### [Exercise description]
Every entry below must be repeated exactly; skip the pictures.

Plotting code records
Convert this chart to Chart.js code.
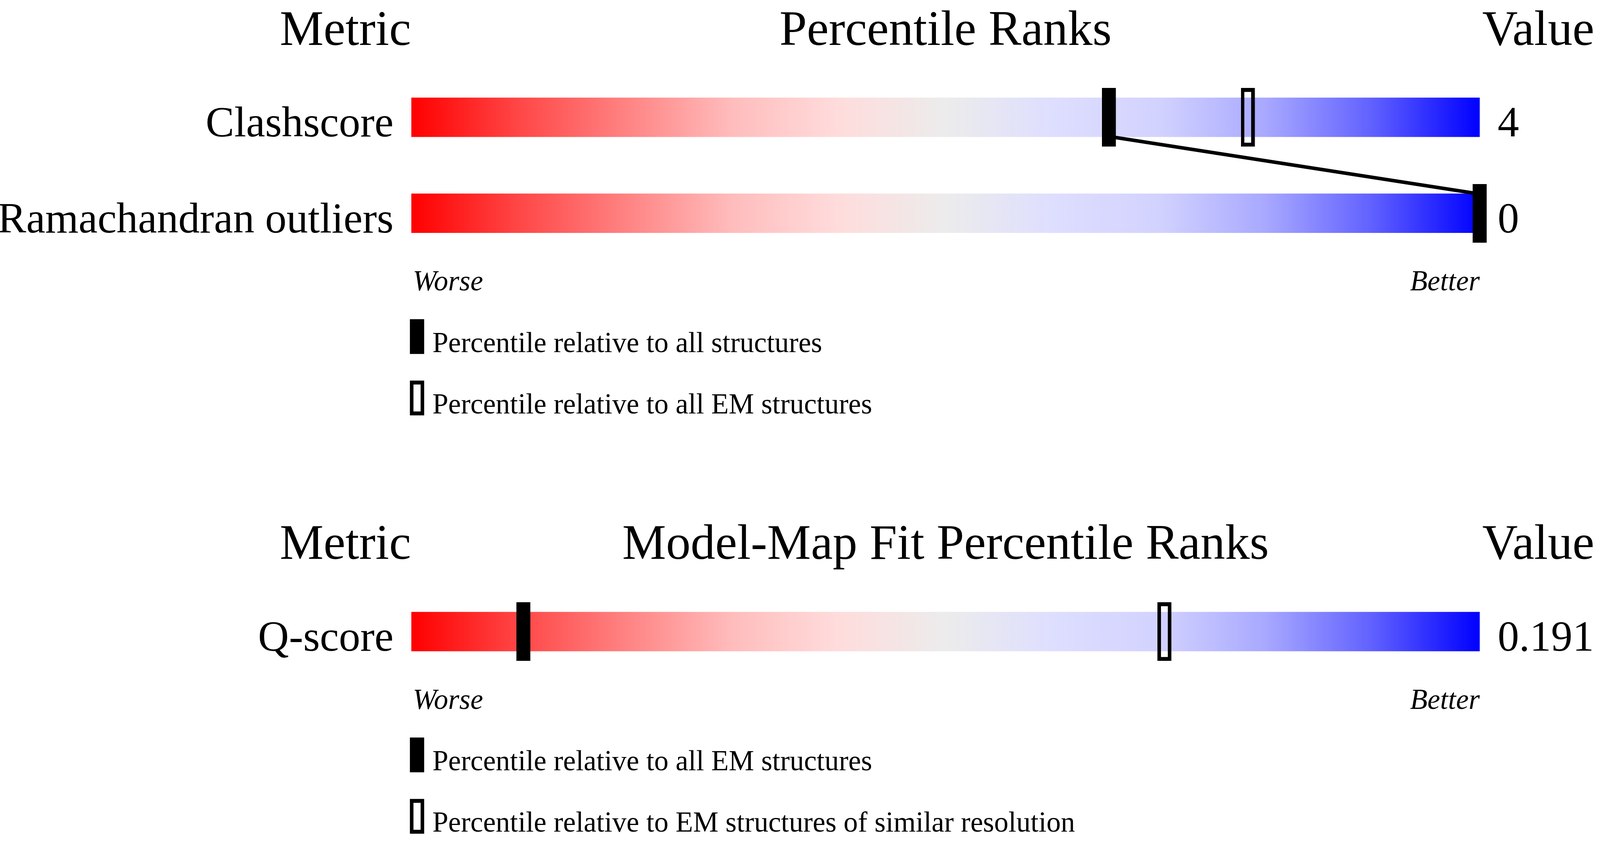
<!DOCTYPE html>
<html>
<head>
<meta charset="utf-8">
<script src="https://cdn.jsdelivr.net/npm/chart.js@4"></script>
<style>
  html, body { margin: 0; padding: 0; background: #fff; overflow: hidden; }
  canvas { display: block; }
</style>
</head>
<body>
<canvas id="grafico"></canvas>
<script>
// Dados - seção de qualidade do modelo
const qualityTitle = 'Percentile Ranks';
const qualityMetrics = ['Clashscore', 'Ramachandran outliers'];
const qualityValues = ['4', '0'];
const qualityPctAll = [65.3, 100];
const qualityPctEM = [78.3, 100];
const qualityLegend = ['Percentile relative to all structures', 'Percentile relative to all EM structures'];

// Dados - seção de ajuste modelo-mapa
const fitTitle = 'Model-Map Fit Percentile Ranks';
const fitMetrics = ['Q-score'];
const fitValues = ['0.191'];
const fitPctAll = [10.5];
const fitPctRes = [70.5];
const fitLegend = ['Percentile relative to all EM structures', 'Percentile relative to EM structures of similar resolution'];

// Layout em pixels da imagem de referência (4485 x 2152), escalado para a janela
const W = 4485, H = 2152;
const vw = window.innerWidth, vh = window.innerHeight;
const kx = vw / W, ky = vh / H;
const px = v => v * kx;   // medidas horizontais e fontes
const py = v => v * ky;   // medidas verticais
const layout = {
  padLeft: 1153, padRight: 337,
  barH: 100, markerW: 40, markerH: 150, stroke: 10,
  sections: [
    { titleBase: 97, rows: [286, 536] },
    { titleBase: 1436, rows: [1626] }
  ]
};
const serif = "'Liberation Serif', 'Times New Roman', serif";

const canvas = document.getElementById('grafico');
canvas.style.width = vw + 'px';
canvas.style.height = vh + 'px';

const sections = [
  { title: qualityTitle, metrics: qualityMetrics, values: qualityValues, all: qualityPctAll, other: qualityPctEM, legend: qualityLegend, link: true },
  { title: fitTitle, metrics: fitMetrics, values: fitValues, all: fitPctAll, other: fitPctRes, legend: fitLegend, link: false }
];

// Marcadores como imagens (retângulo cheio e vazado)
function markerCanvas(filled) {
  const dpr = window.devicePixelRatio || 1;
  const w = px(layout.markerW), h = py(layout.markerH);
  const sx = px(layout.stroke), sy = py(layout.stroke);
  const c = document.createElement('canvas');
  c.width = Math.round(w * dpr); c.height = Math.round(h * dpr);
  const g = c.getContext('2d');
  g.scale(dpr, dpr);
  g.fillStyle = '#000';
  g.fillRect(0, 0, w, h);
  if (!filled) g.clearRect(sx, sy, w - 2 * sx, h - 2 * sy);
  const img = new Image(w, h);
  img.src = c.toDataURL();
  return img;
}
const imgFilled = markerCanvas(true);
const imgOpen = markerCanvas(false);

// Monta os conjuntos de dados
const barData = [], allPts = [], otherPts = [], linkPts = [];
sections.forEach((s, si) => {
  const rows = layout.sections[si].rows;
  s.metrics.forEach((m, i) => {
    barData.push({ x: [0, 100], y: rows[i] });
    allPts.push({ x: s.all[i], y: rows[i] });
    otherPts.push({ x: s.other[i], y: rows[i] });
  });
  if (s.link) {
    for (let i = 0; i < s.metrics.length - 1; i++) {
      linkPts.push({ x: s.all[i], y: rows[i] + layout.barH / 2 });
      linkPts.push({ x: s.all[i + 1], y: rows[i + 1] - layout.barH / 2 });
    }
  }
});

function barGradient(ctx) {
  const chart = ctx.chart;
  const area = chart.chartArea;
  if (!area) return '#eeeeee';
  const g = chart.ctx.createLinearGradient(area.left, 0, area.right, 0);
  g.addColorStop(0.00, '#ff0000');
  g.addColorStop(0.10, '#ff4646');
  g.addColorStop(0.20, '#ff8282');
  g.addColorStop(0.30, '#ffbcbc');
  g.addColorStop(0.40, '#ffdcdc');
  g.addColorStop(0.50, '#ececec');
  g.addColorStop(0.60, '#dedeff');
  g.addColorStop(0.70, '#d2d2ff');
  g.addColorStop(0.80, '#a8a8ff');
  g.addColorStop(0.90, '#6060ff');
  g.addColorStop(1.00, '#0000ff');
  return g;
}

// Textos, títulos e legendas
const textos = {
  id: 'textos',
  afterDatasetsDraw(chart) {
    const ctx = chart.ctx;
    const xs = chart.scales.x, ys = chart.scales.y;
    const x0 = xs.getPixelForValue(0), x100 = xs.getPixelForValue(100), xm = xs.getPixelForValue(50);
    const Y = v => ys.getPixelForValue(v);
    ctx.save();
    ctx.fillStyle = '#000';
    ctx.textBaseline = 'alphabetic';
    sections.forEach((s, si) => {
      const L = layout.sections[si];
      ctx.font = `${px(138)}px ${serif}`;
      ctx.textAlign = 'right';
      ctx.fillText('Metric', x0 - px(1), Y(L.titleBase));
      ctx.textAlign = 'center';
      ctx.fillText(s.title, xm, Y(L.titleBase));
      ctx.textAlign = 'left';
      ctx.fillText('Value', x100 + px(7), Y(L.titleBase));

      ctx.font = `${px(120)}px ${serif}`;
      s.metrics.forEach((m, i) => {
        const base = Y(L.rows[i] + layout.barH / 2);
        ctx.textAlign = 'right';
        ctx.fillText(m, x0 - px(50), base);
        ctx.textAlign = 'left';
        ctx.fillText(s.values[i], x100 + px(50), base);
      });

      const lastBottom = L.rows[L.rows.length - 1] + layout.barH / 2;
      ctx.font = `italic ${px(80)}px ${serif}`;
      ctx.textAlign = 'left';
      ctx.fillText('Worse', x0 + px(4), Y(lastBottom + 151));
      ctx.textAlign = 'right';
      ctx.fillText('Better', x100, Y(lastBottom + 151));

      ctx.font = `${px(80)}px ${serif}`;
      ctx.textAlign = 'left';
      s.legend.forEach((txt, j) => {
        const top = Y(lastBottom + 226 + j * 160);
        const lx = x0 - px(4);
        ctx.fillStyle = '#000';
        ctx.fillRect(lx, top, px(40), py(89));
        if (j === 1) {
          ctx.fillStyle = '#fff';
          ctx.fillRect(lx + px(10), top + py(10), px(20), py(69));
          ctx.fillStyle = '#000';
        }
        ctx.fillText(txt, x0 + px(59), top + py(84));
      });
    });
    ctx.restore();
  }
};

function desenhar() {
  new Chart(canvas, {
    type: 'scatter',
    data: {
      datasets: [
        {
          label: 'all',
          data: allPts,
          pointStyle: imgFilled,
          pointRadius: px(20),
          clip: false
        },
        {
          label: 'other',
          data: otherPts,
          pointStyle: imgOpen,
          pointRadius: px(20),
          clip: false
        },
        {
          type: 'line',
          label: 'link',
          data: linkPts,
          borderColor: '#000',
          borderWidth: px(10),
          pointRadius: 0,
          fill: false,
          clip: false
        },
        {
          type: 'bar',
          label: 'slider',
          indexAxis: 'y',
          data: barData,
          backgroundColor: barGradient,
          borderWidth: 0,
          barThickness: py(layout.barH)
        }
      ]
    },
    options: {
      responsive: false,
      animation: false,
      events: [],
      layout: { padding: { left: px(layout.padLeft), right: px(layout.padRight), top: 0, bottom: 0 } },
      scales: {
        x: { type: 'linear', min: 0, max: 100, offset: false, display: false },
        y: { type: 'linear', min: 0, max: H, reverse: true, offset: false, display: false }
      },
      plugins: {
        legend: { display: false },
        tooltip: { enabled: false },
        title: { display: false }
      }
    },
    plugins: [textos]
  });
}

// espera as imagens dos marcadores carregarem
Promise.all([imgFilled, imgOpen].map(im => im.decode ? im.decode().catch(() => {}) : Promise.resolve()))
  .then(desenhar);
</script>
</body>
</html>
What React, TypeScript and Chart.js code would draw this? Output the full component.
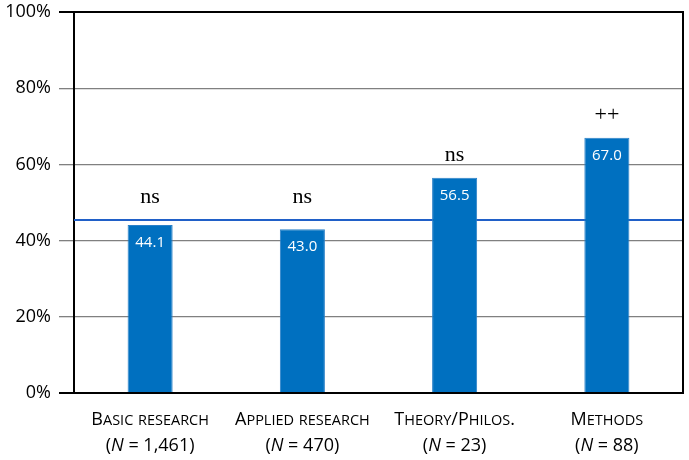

### [Problem solution]
Convert this chart to Chart.js code.
<!DOCTYPE html>
<html>
<head>
<meta charset="utf-8">
<script src="https://cdn.jsdelivr.net/npm/chart.js@4"></script>
<style>
  html, body { margin: 0; padding: 0; background: #fff; overflow: hidden; }
  canvas { display: block; }
</style>
</head>
<body>
<canvas id="grafico"></canvas>
<script>
// Dados - seção de qualidade do modelo
const qualityTitle = 'Percentile Ranks';
const qualityMetrics = ['Clashscore', 'Ramachandran outliers'];
const qualityValues = ['4', '0'];
const qualityPctAll = [65.3, 100];
const qualityPctEM = [78.3, 100];
const qualityLegend = ['Percentile relative to all structures', 'Percentile relative to all EM structures'];

// Dados - seção de ajuste modelo-mapa
const fitTitle = 'Model-Map Fit Percentile Ranks';
const fitMetrics = ['Q-score'];
const fitValues = ['0.191'];
const fitPctAll = [10.5];
const fitPctRes = [70.5];
const fitLegend = ['Percentile relative to all EM structures', 'Percentile relative to EM structures of similar resolution'];

// Layout em pixels da imagem de referência (4485 x 2152), escalado para a janela
const W = 4485, H = 2152;
const vw = window.innerWidth, vh = window.innerHeight;
const kx = vw / W, ky = vh / H;
const px = v => v * kx;   // medidas horizontais e fontes
const py = v => v * ky;   // medidas verticais
const layout = {
  padLeft: 1153, padRight: 337,
  barH: 100, markerW: 40, markerH: 150, stroke: 10,
  sections: [
    { titleBase: 97, rows: [286, 536] },
    { titleBase: 1436, rows: [1626] }
  ]
};
const serif = "'Liberation Serif', 'Times New Roman', serif";

const canvas = document.getElementById('grafico');
canvas.style.width = vw + 'px';
canvas.style.height = vh + 'px';

const sections = [
  { title: qualityTitle, metrics: qualityMetrics, values: qualityValues, all: qualityPctAll, other: qualityPctEM, legend: qualityLegend, link: true },
  { title: fitTitle, metrics: fitMetrics, values: fitValues, all: fitPctAll, other: fitPctRes, legend: fitLegend, link: false }
];

// Marcadores como imagens (retângulo cheio e vazado)
function markerCanvas(filled) {
  const dpr = window.devicePixelRatio || 1;
  const w = px(layout.markerW), h = py(layout.markerH);
  const sx = px(layout.stroke), sy = py(layout.stroke);
  const c = document.createElement('canvas');
  c.width = Math.round(w * dpr); c.height = Math.round(h * dpr);
  const g = c.getContext('2d');
  g.scale(dpr, dpr);
  g.fillStyle = '#000';
  g.fillRect(0, 0, w, h);
  if (!filled) g.clearRect(sx, sy, w - 2 * sx, h - 2 * sy);
  const img = new Image(w, h);
  img.src = c.toDataURL();
  return img;
}
const imgFilled = markerCanvas(true);
const imgOpen = markerCanvas(false);

// Monta os conjuntos de dados
const barData = [], allPts = [], otherPts = [], linkPts = [];
sections.forEach((s, si) => {
  const rows = layout.sections[si].rows;
  s.metrics.forEach((m, i) => {
    barData.push({ x: [0, 100], y: rows[i] });
    allPts.push({ x: s.all[i], y: rows[i] });
    otherPts.push({ x: s.other[i], y: rows[i] });
  });
  if (s.link) {
    for (let i = 0; i < s.metrics.length - 1; i++) {
      linkPts.push({ x: s.all[i], y: rows[i] + layout.barH / 2 });
      linkPts.push({ x: s.all[i + 1], y: rows[i + 1] - layout.barH / 2 });
    }
  }
});

function barGradient(ctx) {
  const chart = ctx.chart;
  const area = chart.chartArea;
  if (!area) return '#eeeeee';
  const g = chart.ctx.createLinearGradient(area.left, 0, area.right, 0);
  g.addColorStop(0.00, '#ff0000');
  g.addColorStop(0.10, '#ff4646');
  g.addColorStop(0.20, '#ff8282');
  g.addColorStop(0.30, '#ffbcbc');
  g.addColorStop(0.40, '#ffdcdc');
  g.addColorStop(0.50, '#ececec');
  g.addColorStop(0.60, '#dedeff');
  g.addColorStop(0.70, '#d2d2ff');
  g.addColorStop(0.80, '#a8a8ff');
  g.addColorStop(0.90, '#6060ff');
  g.addColorStop(1.00, '#0000ff');
  return g;
}

// Textos, títulos e legendas
const textos = {
  id: 'textos',
  afterDatasetsDraw(chart) {
    const ctx = chart.ctx;
    const xs = chart.scales.x, ys = chart.scales.y;
    const x0 = xs.getPixelForValue(0), x100 = xs.getPixelForValue(100), xm = xs.getPixelForValue(50);
    const Y = v => ys.getPixelForValue(v);
    ctx.save();
    ctx.fillStyle = '#000';
    ctx.textBaseline = 'alphabetic';
    sections.forEach((s, si) => {
      const L = layout.sections[si];
      ctx.font = `${px(138)}px ${serif}`;
      ctx.textAlign = 'right';
      ctx.fillText('Metric', x0 - px(1), Y(L.titleBase));
      ctx.textAlign = 'center';
      ctx.fillText(s.title, xm, Y(L.titleBase));
      ctx.textAlign = 'left';
      ctx.fillText('Value', x100 + px(7), Y(L.titleBase));

      ctx.font = `${px(120)}px ${serif}`;
      s.metrics.forEach((m, i) => {
        const base = Y(L.rows[i] + layout.barH / 2);
        ctx.textAlign = 'right';
        ctx.fillText(m, x0 - px(50), base);
        ctx.textAlign = 'left';
        ctx.fillText(s.values[i], x100 + px(50), base);
      });

      const lastBottom = L.rows[L.rows.length - 1] + layout.barH / 2;
      ctx.font = `italic ${px(80)}px ${serif}`;
      ctx.textAlign = 'left';
      ctx.fillText('Worse', x0 + px(4), Y(lastBottom + 151));
      ctx.textAlign = 'right';
      ctx.fillText('Better', x100, Y(lastBottom + 151));

      ctx.font = `${px(80)}px ${serif}`;
      ctx.textAlign = 'left';
      s.legend.forEach((txt, j) => {
        const top = Y(lastBottom + 226 + j * 160);
        const lx = x0 - px(4);
        ctx.fillStyle = '#000';
        ctx.fillRect(lx, top, px(40), py(89));
        if (j === 1) {
          ctx.fillStyle = '#fff';
          ctx.fillRect(lx + px(10), top + py(10), px(20), py(69));
          ctx.fillStyle = '#000';
        }
        ctx.fillText(txt, x0 + px(59), top + py(84));
      });
    });
    ctx.restore();
  }
};

function desenhar() {
  new Chart(canvas, {
    type: 'scatter',
    data: {
      datasets: [
        {
          label: 'all',
          data: allPts,
          pointStyle: imgFilled,
          pointRadius: px(20),
          clip: false
        },
        {
          label: 'other',
          data: otherPts,
          pointStyle: imgOpen,
          pointRadius: px(20),
          clip: false
        },
        {
          type: 'line',
          label: 'link',
          data: linkPts,
          borderColor: '#000',
          borderWidth: px(10),
          pointRadius: 0,
          fill: false,
          clip: false
        },
        {
          type: 'bar',
          label: 'slider',
          indexAxis: 'y',
          data: barData,
          backgroundColor: barGradient,
          borderWidth: 0,
          barThickness: py(layout.barH)
        }
      ]
    },
    options: {
      responsive: false,
      animation: false,
      events: [],
      layout: { padding: { left: px(layout.padLeft), right: px(layout.padRight), top: 0, bottom: 0 } },
      scales: {
        x: { type: 'linear', min: 0, max: 100, offset: false, display: false },
        y: { type: 'linear', min: 0, max: H, reverse: true, offset: false, display: false }
      },
      plugins: {
        legend: { display: false },
        tooltip: { enabled: false },
        title: { display: false }
      }
    },
    plugins: [textos]
  });
}

// espera as imagens dos marcadores carregarem
Promise.all([imgFilled, imgOpen].map(im => im.decode ? im.decode().catch(() => {}) : Promise.resolve()))
  .then(desenhar);
</script>
</body>
</html>
What React, TypeScript and Chart.js code would draw this? Output the full component.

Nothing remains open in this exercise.